When I was nine, after my mother passed away, my father and I moved to my aunt and uncle's house. My aunt and uncle had a two car garage. By now, you'll know what wasn't kept in the garage: the cars. The Toyota and Chevy station wagon were kept in the drive. My uncle kept and used his power tools in the garage. My uncle kept the freezer and his home-canned food in the garage. He kept bikes and old coolers and junk he couldn't bear to part with in the garage. But he didn't park the vehicles in the garage.

When my father remarried, must I say that his wife's car was no longer kept in the garage, as had been her custom? My father's stuff replaced her car as the garage's sole tenant. I don't think my stepmother ever fully took to this arrangement, but as long as they lived in THAT house, the garage was used for powertools and things my father, and eventually the whole family, could not bear to part with but did not want in the house.
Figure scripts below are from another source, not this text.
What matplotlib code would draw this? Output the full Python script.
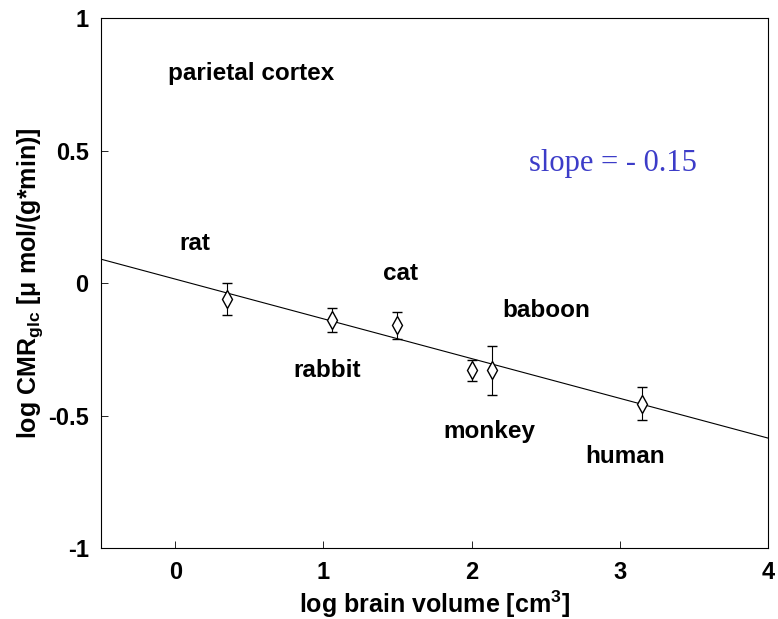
import matplotlib
matplotlib.use("Agg")
import matplotlib.pyplot as plt
import numpy as np

plt.rcParams['font.family'] = ['Liberation Sans', 'DejaVu Sans']
plt.rcParams['font.weight'] = 'bold'
plt.rcParams['mathtext.fontset'] = 'custom'
plt.rcParams['mathtext.rm'] = 'Liberation Sans:bold'
plt.rcParams['mathtext.bf'] = 'Liberation Sans:bold'
plt.rcParams['mathtext.default'] = 'bf'

# Species data: log brain volume vs log glucose metabolic rate
species = ['rat', 'rabbit', 'cat', 'monkey', 'baboon', 'human']
log_volume = [0.35, 1.06, 1.50, 2.00, 2.14, 3.15]
log_cmr = [-0.06, -0.14, -0.16, -0.33, -0.33, -0.455]
cmr_err = [0.06, 0.046, 0.05, 0.038, 0.093, 0.062]

# Label placement (data coordinates)
label_x = [0.03, 0.80, 1.40, 1.81, 2.21, 2.77]
label_y = [0.15, -0.33, 0.035, -0.56, -0.105, -0.655]

# Fitted allometric line
slope = -0.15
intercept = 0.015

fig = plt.figure(figsize=(7.78, 6.19), dpi=100)
ax = fig.add_axes([0.130, 0.1147, 0.857, 0.856])

xfit = np.array([-0.5, 4.0])
ax.plot(xfit, intercept + slope * xfit, color='black', lw=0.8)

ax.errorbar(log_volume, log_cmr, yerr=cmr_err, fmt='d', mfc='white', mec='black',
            ms=9, mew=1.0, ecolor='black', elinewidth=0.8, capsize=3.3, capthick=0.8)

for name, lx, ly in zip(species, label_x, label_y):
    ax.text(lx, ly, name, fontsize=17.5, fontweight='bold', va='center', ha='left')

ax.text(-0.05, 0.79, 'parietal cortex', fontsize=17.5, fontweight='bold', va='center', ha='left')
ax.text(2.39, 0.45, 'slope = - 0.15', fontsize=22, color='#3c3cc8',
        family='Liberation Serif', fontweight='normal', va='center', ha='left')

ax.set_xlim(-0.5, 4)
ax.set_ylim(-1, 1)
ax.set_xticks([0, 1, 2, 3, 4])
ax.set_yticks([-1, -0.5, 0, 0.5, 1])
ax.set_yticklabels(['-1', '-0.5', '0', '0.5', '1'])
ax.tick_params(direction='in', length=5, width=0.6, labelsize=17, pad=9)
for lab in ax.get_xticklabels() + ax.get_yticklabels():
    lab.set_fontweight('bold')
for sp in ax.spines.values():
    sp.set_linewidth(0.8)

ax.set_xlabel('log brain volume [cm$^3$]', fontsize=18, fontweight='bold', labelpad=4)
ax.set_ylabel('log CMR$_{glc}$ [μ mol/(g*min)]', fontsize=18, fontweight='bold', labelpad=2)

fig.savefig('out.png', dpi=100)
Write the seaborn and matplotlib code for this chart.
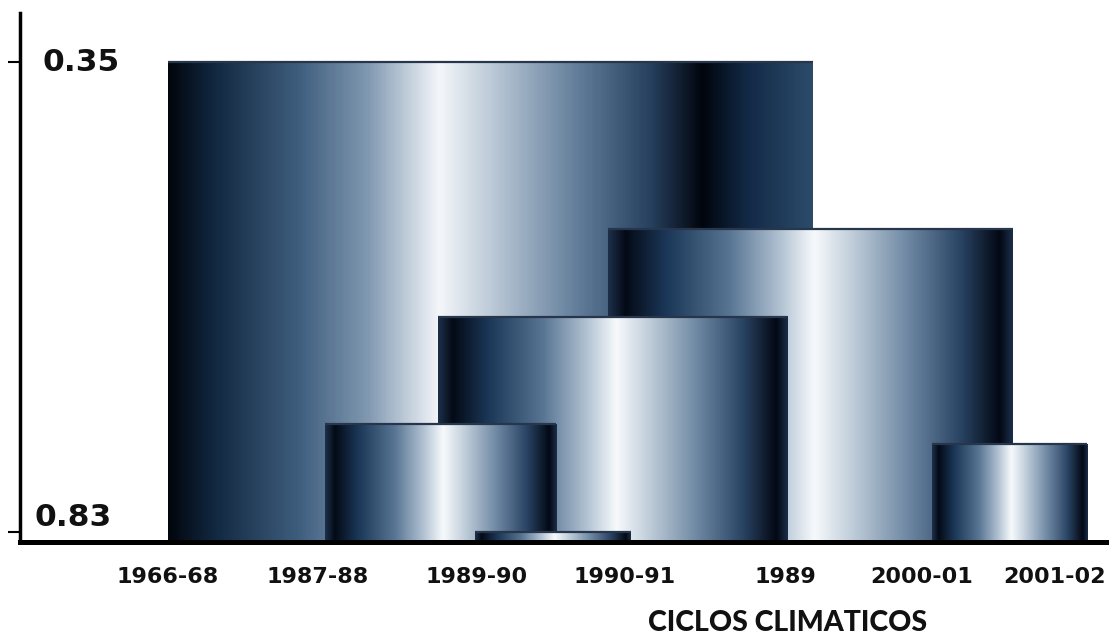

Other people in my family had garages in which cars were kept. My mother's mother lived next door to us, and kept HER car in a garage kept so neat you could eat off the floor of it. About the only time her car wasn't in the garage was when she was having one of her periodic-and much loved-garage sales. But that was only a day or two, and in fair weather to boot. Great Aunt Anne, who lived down the street, had a garage in much the state my grandmother did, neat and with cars kept in it. My mother's cousins, whom we visited quite often, kept their cars in the garage. Great Aunt Goldie in Wheatland kept her car in a rattle-trap old garage with wasp nests in it and old spoons and other metal things hanging by strings from the rafters to scare off birds from nesting in it. Great Aunt Oryene in Weaubleau kept her car in the carport--almost a garage, but they had no conventional garage.

The apple falls not far from the tree. The car at my present residence is not kept in the garage unless it is bitterly cold or snowy weather; it is full of things I cannot bear to part with but don't keep in the house.